Freelance writer and poet from London; if you would like to read my poetry, please check out my book, 'Poems on the Page', available from goo.gl/Ta4oAX.
I Want to Believe
The truth is out there.
Just quite where to find it, we haven't figured out yet, but we keep looking. We have telescopes searching the skies, probes exploring space, and land rovers traversing planets, all in an effort to find extra-terrestrial life.
There was a time when the thought of aliens on other planets was mere science fiction, and there are those who still laugh off the idea, but to me it is more laughable to say that there is no life on other planets. Space is infinite; there are billions of planets out there. How can we be the only ones in the universe? To think we are the only form of intelligent life seems rather self-centred to me. Perhaps I should not be surprised; man did used to think Earth was the centre of the universe after all.
So, if aliens do exist, what are they be like? Peaceful like the Vulcans or hostile like the Klingons? And then there is the big question - have aliens already visited Earth? There have been UFO across the world for decades, but most people just dismiss them as hoaxes, military aircraft, or weather balloons.
Between the 1st - 8th March, The Royal Observatory in Greenwich will be exploring these questions in the one week exhibition, Alien Revolution. Taking an intimate look at the history of our relationship with extra-terrestrial life through science and culture, the exhibition will look at the writings of the 16th century astronomer, Copernicus, investigate case studies such as the abduction claims of Betty & Barney Hill in 1961, and consider how these stories have influenced our popular culture with films such as ET: The Extraterrestrial.
As part of the Royal Observatory Greenwich's Alien Season there will also be scheduled days for classic sci-fi film screenings, family workshops, talks, and themed planetarium shows.
The next event is titled From Atoms to Aliens (Explore Your Universe). The thirty minute workshops run between the 30th March -14th April, and are designed for families (one adult plus 3 children or two adults plus two children). Tickets are £5 and includes science demonstrations and activities to show how we evolved.
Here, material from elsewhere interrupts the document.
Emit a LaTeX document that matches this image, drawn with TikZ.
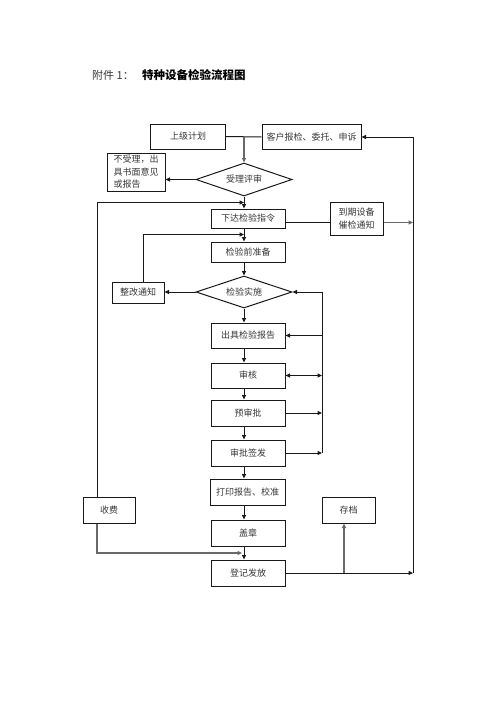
\documentclass[tikz,border=0pt]{standalone}
\usepackage{fontspec}
\newfontfamily\cjk{Noto Sans CJK SC}
\usetikzlibrary{arrows.meta,shapes.geometric}
\definecolor{lnblack}{RGB}{25,25,25}
\definecolor{lngray}{RGB}{105,105,105}
\definecolor{txtgray}{RGB}{55,55,55}
\tikzset{
  box/.style={draw=lnblack, line width=1pt, font=\cjk\fontsize{9}{12.5}\selectfont,
              text=txtgray, inner sep=1pt, align=center, minimum width=74pt,
              minimum height=25pt},
  sidebox/.style={box, minimum width=52pt, minimum height=26pt},
  decision/.style={box, diamond, aspect=2.9, minimum width=96pt, minimum height=33pt,
                   inner sep=0pt},
  arrow/.style={-{Triangle[length=4.5pt,width=4pt]}, line width=1pt, draw=lnblack},
  twoway/.style={arrow, {Triangle[length=4.5pt,width=4pt]}-{Triangle[length=4.5pt,width=4pt]}},
  grayarrow/.style={arrow, draw=lngray, line width=1.4pt},
  link/.style={line width=1pt, draw=lnblack},
  heading/.style={font=\cjk\fontsize{11}{13}\selectfont, anchor=west, inner sep=0pt},
}

\begin{document}
\begin{tikzpicture}[x=1pt, y=-1pt]
\useasboundingbox (0,0) rectangle (496,702);

% ================= title =================
\node[heading, text=txtgray] (annex) at (92,75) {附件 1：};
\node[heading, font=\cjk\bfseries\fontsize{11.5}{13}\selectfont] (title) at (142,75)
  {特种设备检验流程图};

% ================= upper part =================
\node[box, minimum width=75pt] (plan) at (188,136.5) {上级计划};
\node[box, minimum width=99pt] (client) at (311.5,137) {客户报检、委托、申诉};
\node[decision] (review) at (244,179.5) {受理评审};
\node[box, minimum width=58pt, minimum height=38pt, align=left] (reject) at (136,172)
  {不受理，出\\具书面意见\\或报告};
\node[box, minimum height=19pt] (order) at (248,218.5) {下达检验指令};
\node[box, minimum width=53pt, minimum height=33pt, align=left] (due) at (356.5,218.5)
  {到期设备\\催检通知};
\node[box, minimum height=20pt] (prep) at (248,252) {检验前准备};

% ================= inspection =================
\node[decision, minimum height=32pt] (inspect) at (244,292) {检验实施};
\node[sidebox, minimum height=21pt] (rectify) at (138,292.5) {整改通知};
\node[box] (report) at (248,335.5) {出具检验报告};
\node[box] (audit) at (248,375.5) {审核};
\node[box, minimum height=26pt] (preapp) at (248,413) {预审批};
\node[box, minimum height=26pt] (signoff) at (248,453) {审批签发};

% ================= issuing =================
\node[box, minimum width=75pt, minimum height=26pt] (print) at (247.5,492) {打印报告、校准};
\node[sidebox] (fee) at (109,510) {收费};
\node[sidebox, minimum width=53pt] (archive) at (348.5,510) {存档};
\node[box, minimum height=26pt] (seal) at (248,533) {盖章};
\node[box, minimum height=26pt] (issue) at (248,573) {登记发放};

% rails and bends
\coordinate (axis) at (244,0);
\coordinate (join) at (244,137);
\coordinate (rrail) at (413,137);
\coordinate (lrail) at (97,202.5);
\coordinate (duey) at (0,222.5);
\coordinate (zg) at (143,234.5);
\coordinate (crail) at (322,0);
\coordinate (feey) at (97,553);
\coordinate (branch) at (344,573);

% ================= connectors =================
\draw[link] (plan.east) -- (client.west);
\draw[grayarrow] (join) -- (review.north);
\draw[arrow] (review.west) -- (review.west -| reject.east);
\draw[arrow] (review.south) -- (order.north -| axis);
\draw[arrow] (fee.north -| lrail) -- (lrail) -- (lrail -| axis);
\draw[link] (order.east |- duey) -- (due.west |- duey);
\draw[arrow, draw=lngray] (due.east |- duey) -- (rrail |- duey);
\draw[arrow] (order.south -| axis) -- (prep.north -| axis);
\draw[arrow] (rectify.north -| zg) -- (zg) -- (zg -| axis);
\draw[arrow] (prep.south -| axis) -- (inspect.north);
\draw[arrow] (inspect.west) -- (inspect.west -| rectify.east);
\draw[arrow] (inspect.south) -- (report.north -| axis);

% review loop on the right
\draw[arrow] (signoff.east -| crail) -- (inspect.east -| crail) -- (inspect.east);
\draw[arrow] (report.east -| crail) -- (report.east);
\draw[twoway] (audit.east) -- (audit.east -| crail);
\draw[arrow] (preapp.east) -- (preapp.east -| crail);
\draw[arrow] (signoff.east) -- (signoff.east -| crail);

\draw[arrow] (report.south -| axis) -- (audit.north -| axis);
\draw[arrow] (audit.south -| axis) -- (preapp.north -| axis);
\draw[arrow] (preapp.south -| axis) -- (signoff.north -| axis);
\draw[arrow] (signoff.south -| axis) -- (print.north -| axis);
\draw[arrow] (print.south -| axis) -- (seal.north -| axis);
\draw[arrow] (seal.south -| axis) -- (issue.north -| axis);

% fee and archive
\draw[grayarrow] (fee.south -| lrail) -- (feey) -- ([xshift=-2pt]feey -| axis);
\draw[grayarrow] (branch) -- (branch |- archive.south);
\draw[arrow] (issue.east) -- (issue.east -| rrail);
\draw[arrow] (issue.east -| rrail) -- (rrail) -- (client.east);

\end{tikzpicture}
\end{document}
There will also be an adult astronomy course, Aliens in Science Fiction: 'Intellects, vast, cool and unsympathetic?'; the six week course costs £72 and runs between the 16th April - 21st May. The two-hour sessions start at 7pm, and during that time you will learn about the development of fictional aliens through literature, art, film, and television; it is an ideal course for science fiction writers and enthusiasts.